SECTION 1. According to the Humane Society of the United States, wild animals used in circuses and other traveling acts, are routinely subjected to months on the road confined in small, barren cages, are provided with limited and inconsistent veterinary care, and live in filthy and dilapidated enclosures. These animals are often chained in one position for the majority of the day and have no chance to move, let alone express their full range of natural behaviors, or to socialize with other members of their species. Their routine care is often entrusted to seasonal or temporary circus employees with little or no experience in their care.

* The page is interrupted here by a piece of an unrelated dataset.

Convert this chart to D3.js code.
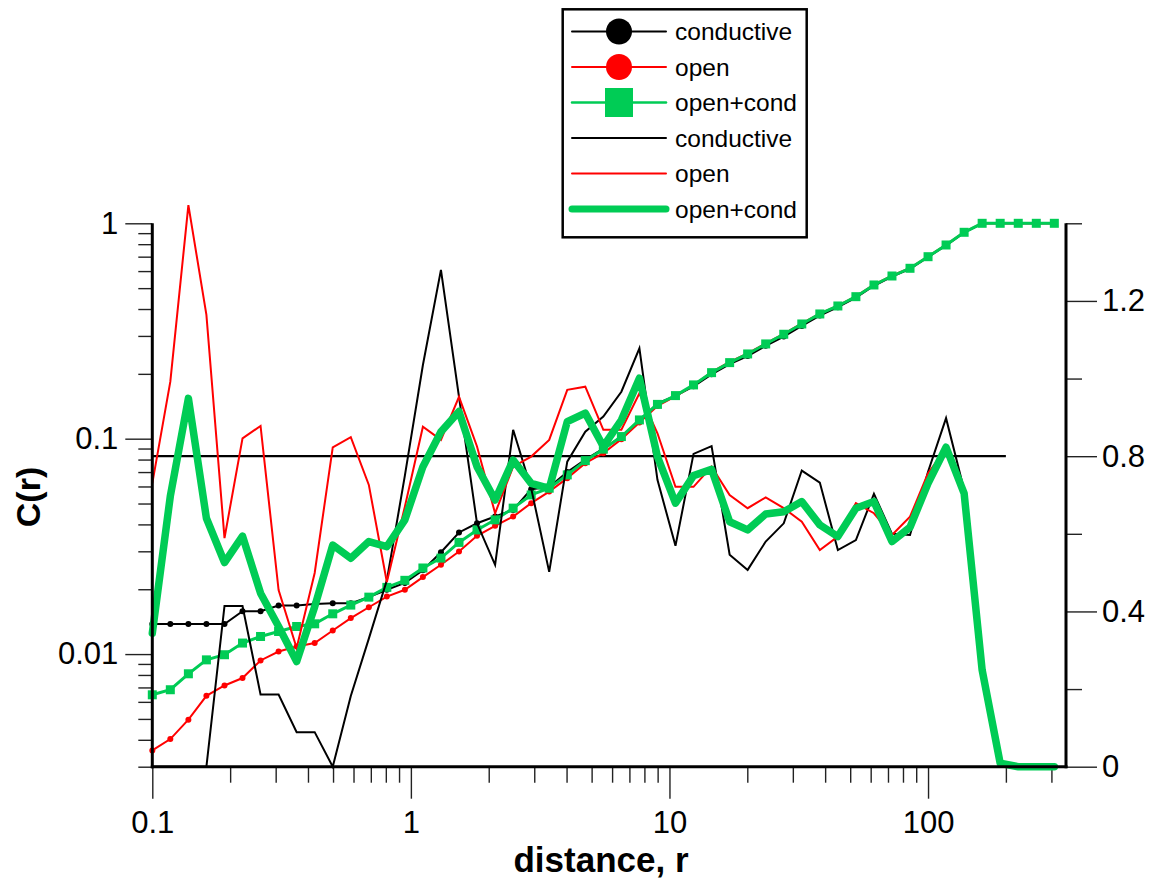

Despite claims to the contrary, trainers often use excessive and abusive training methods to establish and maintain the control necessary to make animals perform tricks. Although positive reinforcement is part of a trainer's repertoire, it is not the only tool, and is not enough to guarantee control of a four-ton elephant in the ring.

Regardless of training, wild animals used in circuses behave instinctively and unpredictably. On August 20, 1994, at a Circus International matinee in Hawaii, an African elephant named Tyke crushed her trainer to death, injured another circus worker and twelve spectators, broke out of the circus to run loose in the streets for thirty minutes, and was killed by being shot more than eighty times by police. Such incidents bring to light not only the suffering and stress endured by performing elephants, but also the danger they can pose to circus workers and the public.

The federal Animal Welfare Act (AWA) sets minimal standards for the handling, care, treatment, and transport of wild animals in circuses. AWA standards are inadequately and inconsistently enforced by the United States Department of Agriculture. Therefore, circuses and traveling wild animal acts can keep wild animals in shocking conditions and still be in compliance with the AWA. Furthermore, violators of the federal law are frequently given several chances to correct violations and have rarely faced federal prosecution or lost possession of animals. Even when local cruelty laws apply to circus animals, the nature of the legal system and the fact that circuses are constantly on the move work against successful prosecution of cruelty charges. Some communities have addressed the problem of performing wild animals in circuses by prohibiting those circuses that use wild animals from operating within their jurisdiction.

The purpose of this Act is to prohibit the exhibition or use of elephants in traveling shows or circuses.

SECTION 2. Section 711-1109, Hawaii Revised Statutes, is amended by amending subsection (1) to read as follows:

"(1) A person commits the offense of cruelty to animals if the person intentionally, knowingly, or recklessly:

(a) Overdrives, overloads, tortures, torments, cruelly beats or starves any animal, or causes or procures the overdriving, overloading, torture, torment, cruel beating or starving of any animal, or deprives a pet animal of necessary sustenance or causes such deprivation;

(b) Mutilates, poisons, or kills without need any animal other than insects, vermin, or other pests;

(c) Keeps, uses, or in any way is connected with or interested in the management of, or receives money for the admission of any person to, any place kept or used for the purpose of fighting or baiting any bull, bear, dog, cock, or other animal, and every person who encourages, aids, or assists therein, or who permits or suffers any place to be so kept or used;

(d) Carries or causes to be carried, in or upon any vehicle or other conveyance, any animal in a cruel or inhumane manner; [or]

(e) Assists another in the commission of any act of cruelty to any animal[.]; or

(f) Exhibits or uses elephants in traveling shows or circuses."

SECTION 3. Statutory material to be repealed is bracketed and stricken. New statutory material is underscored.

SECTION 4. This Act shall take effect upon its approval.